**WHAT IS EXPECTED**
The listing below should be copied in full, word for word.

**DATA EXCERPT**
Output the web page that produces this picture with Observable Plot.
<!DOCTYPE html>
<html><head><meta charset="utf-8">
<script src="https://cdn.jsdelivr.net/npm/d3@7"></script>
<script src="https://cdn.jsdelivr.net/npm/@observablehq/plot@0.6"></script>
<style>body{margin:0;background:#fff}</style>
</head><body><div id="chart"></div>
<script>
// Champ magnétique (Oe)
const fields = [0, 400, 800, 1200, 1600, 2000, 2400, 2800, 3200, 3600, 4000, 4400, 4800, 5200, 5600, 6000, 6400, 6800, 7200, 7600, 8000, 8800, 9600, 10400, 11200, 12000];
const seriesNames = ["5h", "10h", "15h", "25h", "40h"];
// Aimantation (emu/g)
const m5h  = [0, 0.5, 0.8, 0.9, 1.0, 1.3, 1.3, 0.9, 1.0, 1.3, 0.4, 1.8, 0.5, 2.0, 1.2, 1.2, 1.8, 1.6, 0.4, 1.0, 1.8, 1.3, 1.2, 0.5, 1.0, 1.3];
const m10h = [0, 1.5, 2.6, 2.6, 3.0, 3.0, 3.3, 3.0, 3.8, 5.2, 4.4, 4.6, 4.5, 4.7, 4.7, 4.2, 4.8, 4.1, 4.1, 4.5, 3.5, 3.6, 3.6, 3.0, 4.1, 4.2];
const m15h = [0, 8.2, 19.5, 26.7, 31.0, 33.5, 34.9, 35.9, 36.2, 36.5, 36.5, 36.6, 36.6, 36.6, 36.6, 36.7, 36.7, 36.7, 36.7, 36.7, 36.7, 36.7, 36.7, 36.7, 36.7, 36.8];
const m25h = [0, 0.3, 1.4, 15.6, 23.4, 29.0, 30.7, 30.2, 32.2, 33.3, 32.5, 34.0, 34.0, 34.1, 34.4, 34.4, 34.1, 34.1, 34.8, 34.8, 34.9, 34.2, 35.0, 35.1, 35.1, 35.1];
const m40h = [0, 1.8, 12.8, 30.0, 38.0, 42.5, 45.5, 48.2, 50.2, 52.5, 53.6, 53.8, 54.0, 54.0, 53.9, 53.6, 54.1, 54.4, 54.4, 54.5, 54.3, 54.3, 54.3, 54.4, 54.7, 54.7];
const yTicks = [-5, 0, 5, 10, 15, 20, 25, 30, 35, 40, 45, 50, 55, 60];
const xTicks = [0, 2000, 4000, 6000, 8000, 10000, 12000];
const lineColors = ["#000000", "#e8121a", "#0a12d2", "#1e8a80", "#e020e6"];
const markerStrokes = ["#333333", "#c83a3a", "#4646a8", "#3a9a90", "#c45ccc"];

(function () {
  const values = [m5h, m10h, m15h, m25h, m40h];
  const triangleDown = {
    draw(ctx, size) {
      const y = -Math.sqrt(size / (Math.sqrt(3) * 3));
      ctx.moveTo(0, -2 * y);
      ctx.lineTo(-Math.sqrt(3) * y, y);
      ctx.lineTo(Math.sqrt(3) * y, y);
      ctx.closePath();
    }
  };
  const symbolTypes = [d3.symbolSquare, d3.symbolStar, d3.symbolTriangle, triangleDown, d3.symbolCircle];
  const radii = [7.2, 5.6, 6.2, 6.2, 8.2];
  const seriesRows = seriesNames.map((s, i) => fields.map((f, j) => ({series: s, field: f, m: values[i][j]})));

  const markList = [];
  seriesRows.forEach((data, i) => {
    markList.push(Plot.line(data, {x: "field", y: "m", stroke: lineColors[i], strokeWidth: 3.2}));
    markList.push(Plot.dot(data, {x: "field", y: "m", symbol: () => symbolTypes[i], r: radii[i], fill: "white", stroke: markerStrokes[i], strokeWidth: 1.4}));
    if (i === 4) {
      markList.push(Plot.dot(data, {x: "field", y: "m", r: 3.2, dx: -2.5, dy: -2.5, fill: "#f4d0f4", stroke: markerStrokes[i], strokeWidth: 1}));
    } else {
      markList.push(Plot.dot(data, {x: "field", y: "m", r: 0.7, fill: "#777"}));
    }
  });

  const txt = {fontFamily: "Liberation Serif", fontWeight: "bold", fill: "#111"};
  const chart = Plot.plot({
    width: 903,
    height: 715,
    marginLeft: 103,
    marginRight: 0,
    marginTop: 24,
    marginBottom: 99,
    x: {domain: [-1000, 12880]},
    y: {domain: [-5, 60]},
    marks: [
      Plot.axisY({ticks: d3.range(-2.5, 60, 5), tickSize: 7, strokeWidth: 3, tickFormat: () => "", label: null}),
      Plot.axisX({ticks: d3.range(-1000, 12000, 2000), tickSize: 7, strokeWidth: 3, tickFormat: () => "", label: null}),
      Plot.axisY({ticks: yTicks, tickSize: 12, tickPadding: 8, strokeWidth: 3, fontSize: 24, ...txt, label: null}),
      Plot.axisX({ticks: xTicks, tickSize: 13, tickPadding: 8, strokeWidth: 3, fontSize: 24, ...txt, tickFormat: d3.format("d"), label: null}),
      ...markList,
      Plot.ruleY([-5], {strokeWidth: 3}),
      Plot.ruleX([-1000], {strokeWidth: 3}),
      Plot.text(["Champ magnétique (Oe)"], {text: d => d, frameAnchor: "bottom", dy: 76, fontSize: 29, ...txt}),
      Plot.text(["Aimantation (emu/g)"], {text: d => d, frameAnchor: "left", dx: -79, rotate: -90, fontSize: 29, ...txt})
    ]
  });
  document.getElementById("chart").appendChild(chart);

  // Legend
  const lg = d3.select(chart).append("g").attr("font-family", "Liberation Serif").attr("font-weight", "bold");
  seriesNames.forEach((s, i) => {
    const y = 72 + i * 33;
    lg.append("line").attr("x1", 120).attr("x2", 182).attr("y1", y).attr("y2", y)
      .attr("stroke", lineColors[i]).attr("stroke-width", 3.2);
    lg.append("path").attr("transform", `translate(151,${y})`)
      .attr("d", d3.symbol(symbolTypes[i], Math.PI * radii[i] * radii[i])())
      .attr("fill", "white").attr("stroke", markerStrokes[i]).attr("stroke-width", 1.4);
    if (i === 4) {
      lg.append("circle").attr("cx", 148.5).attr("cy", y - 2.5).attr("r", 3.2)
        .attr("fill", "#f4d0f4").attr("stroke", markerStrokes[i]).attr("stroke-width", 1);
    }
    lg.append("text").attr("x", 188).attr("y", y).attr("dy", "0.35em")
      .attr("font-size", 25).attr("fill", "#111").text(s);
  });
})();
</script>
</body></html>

**RESULT OF THE EXERCISE**
Output the web page that produces this picture with Observable Plot.
<!DOCTYPE html>
<html><head><meta charset="utf-8">
<script src="https://cdn.jsdelivr.net/npm/d3@7"></script>
<script src="https://cdn.jsdelivr.net/npm/@observablehq/plot@0.6"></script>
<style>body{margin:0;background:#fff}</style>
</head><body><div id="chart"></div>
<script>
// Champ magnétique (Oe)
const fields = [0, 400, 800, 1200, 1600, 2000, 2400, 2800, 3200, 3600, 4000, 4400, 4800, 5200, 5600, 6000, 6400, 6800, 7200, 7600, 8000, 8800, 9600, 10400, 11200, 12000];
const seriesNames = ["5h", "10h", "15h", "25h", "40h"];
// Aimantation (emu/g)
const m5h  = [0, 0.5, 0.8, 0.9, 1.0, 1.3, 1.3, 0.9, 1.0, 1.3, 0.4, 1.8, 0.5, 2.0, 1.2, 1.2, 1.8, 1.6, 0.4, 1.0, 1.8, 1.3, 1.2, 0.5, 1.0, 1.3];
const m10h = [0, 1.5, 2.6, 2.6, 3.0, 3.0, 3.3, 3.0, 3.8, 5.2, 4.4, 4.6, 4.5, 4.7, 4.7, 4.2, 4.8, 4.1, 4.1, 4.5, 3.5, 3.6, 3.6, 3.0, 4.1, 4.2];
const m15h = [0, 8.2, 19.5, 26.7, 31.0, 33.5, 34.9, 35.9, 36.2, 36.5, 36.5, 36.6, 36.6, 36.6, 36.6, 36.7, 36.7, 36.7, 36.7, 36.7, 36.7, 36.7, 36.7, 36.7, 36.7, 36.8];
const m25h = [0, 0.3, 1.4, 15.6, 23.4, 29.0, 30.7, 30.2, 32.2, 33.3, 32.5, 34.0, 34.0, 34.1, 34.4, 34.4, 34.1, 34.1, 34.8, 34.8, 34.9, 34.2, 35.0, 35.1, 35.1, 35.1];
const m40h = [0, 1.8, 12.8, 30.0, 38.0, 42.5, 45.5, 48.2, 50.2, 52.5, 53.6, 53.8, 54.0, 54.0, 53.9, 53.6, 54.1, 54.4, 54.4, 54.5, 54.3, 54.3, 54.3, 54.4, 54.7, 54.7];
const yTicks = [-5, 0, 5, 10, 15, 20, 25, 30, 35, 40, 45, 50, 55, 60];
const xTicks = [0, 2000, 4000, 6000, 8000, 10000, 12000];
const lineColors = ["#000000", "#e8121a", "#0a12d2", "#1e8a80", "#e020e6"];
const markerStrokes = ["#333333", "#c83a3a", "#4646a8", "#3a9a90", "#c45ccc"];

(function () {
  const values = [m5h, m10h, m15h, m25h, m40h];
  const triangleDown = {
    draw(ctx, size) {
      const y = -Math.sqrt(size / (Math.sqrt(3) * 3));
      ctx.moveTo(0, -2 * y);
      ctx.lineTo(-Math.sqrt(3) * y, y);
      ctx.lineTo(Math.sqrt(3) * y, y);
      ctx.closePath();
    }
  };
  const symbolTypes = [d3.symbolSquare, d3.symbolStar, d3.symbolTriangle, triangleDown, d3.symbolCircle];
  const radii = [7.2, 5.6, 6.2, 6.2, 8.2];
  const seriesRows = seriesNames.map((s, i) => fields.map((f, j) => ({series: s, field: f, m: values[i][j]})));

  const markList = [];
  seriesRows.forEach((data, i) => {
    markList.push(Plot.line(data, {x: "field", y: "m", stroke: lineColors[i], strokeWidth: 3.2}));
    markList.push(Plot.dot(data, {x: "field", y: "m", symbol: () => symbolTypes[i], r: radii[i], fill: "white", stroke: markerStrokes[i], strokeWidth: 1.4}));
    if (i === 4) {
      markList.push(Plot.dot(data, {x: "field", y: "m", r: 3.2, dx: -2.5, dy: -2.5, fill: "#f4d0f4", stroke: markerStrokes[i], strokeWidth: 1}));
    } else {
      markList.push(Plot.dot(data, {x: "field", y: "m", r: 0.7, fill: "#777"}));
    }
  });

  const txt = {fontFamily: "Liberation Serif", fontWeight: "bold", fill: "#111"};
  const chart = Plot.plot({
    width: 903,
    height: 715,
    marginLeft: 103,
    marginRight: 0,
    marginTop: 24,
    marginBottom: 99,
    x: {domain: [-1000, 12880]},
    y: {domain: [-5, 60]},
    marks: [
      Plot.axisY({ticks: d3.range(-2.5, 60, 5), tickSize: 7, strokeWidth: 3, tickFormat: () => "", label: null}),
      Plot.axisX({ticks: d3.range(-1000, 12000, 2000), tickSize: 7, strokeWidth: 3, tickFormat: () => "", label: null}),
      Plot.axisY({ticks: yTicks, tickSize: 12, tickPadding: 8, strokeWidth: 3, fontSize: 24, ...txt, label: null}),
      Plot.axisX({ticks: xTicks, tickSize: 13, tickPadding: 8, strokeWidth: 3, fontSize: 24, ...txt, tickFormat: d3.format("d"), label: null}),
      ...markList,
      Plot.ruleY([-5], {strokeWidth: 3}),
      Plot.ruleX([-1000], {strokeWidth: 3}),
      Plot.text(["Champ magnétique (Oe)"], {text: d => d, frameAnchor: "bottom", dy: 76, fontSize: 29, ...txt}),
      Plot.text(["Aimantation (emu/g)"], {text: d => d, frameAnchor: "left", dx: -79, rotate: -90, fontSize: 29, ...txt})
    ]
  });
  document.getElementById("chart").appendChild(chart);

  // Legend
  const lg = d3.select(chart).append("g").attr("font-family", "Liberation Serif").attr("font-weight", "bold");
  seriesNames.forEach((s, i) => {
    const y = 72 + i * 33;
    lg.append("line").attr("x1", 120).attr("x2", 182).attr("y1", y).attr("y2", y)
      .attr("stroke", lineColors[i]).attr("stroke-width", 3.2);
    lg.append("path").attr("transform", `translate(151,${y})`)
      .attr("d", d3.symbol(symbolTypes[i], Math.PI * radii[i] * radii[i])())
      .attr("fill", "white").attr("stroke", markerStrokes[i]).attr("stroke-width", 1.4);
    if (i === 4) {
      lg.append("circle").attr("cx", 148.5).attr("cy", y - 2.5).attr("r", 3.2)
        .attr("fill", "#f4d0f4").attr("stroke", markerStrokes[i]).attr("stroke-width", 1);
    }
    lg.append("text").attr("x", 188).attr("y", y).attr("dy", "0.35em")
      .attr("font-size", 25).attr("fill", "#111").text(s);
  });
})();
</script>
</body></html>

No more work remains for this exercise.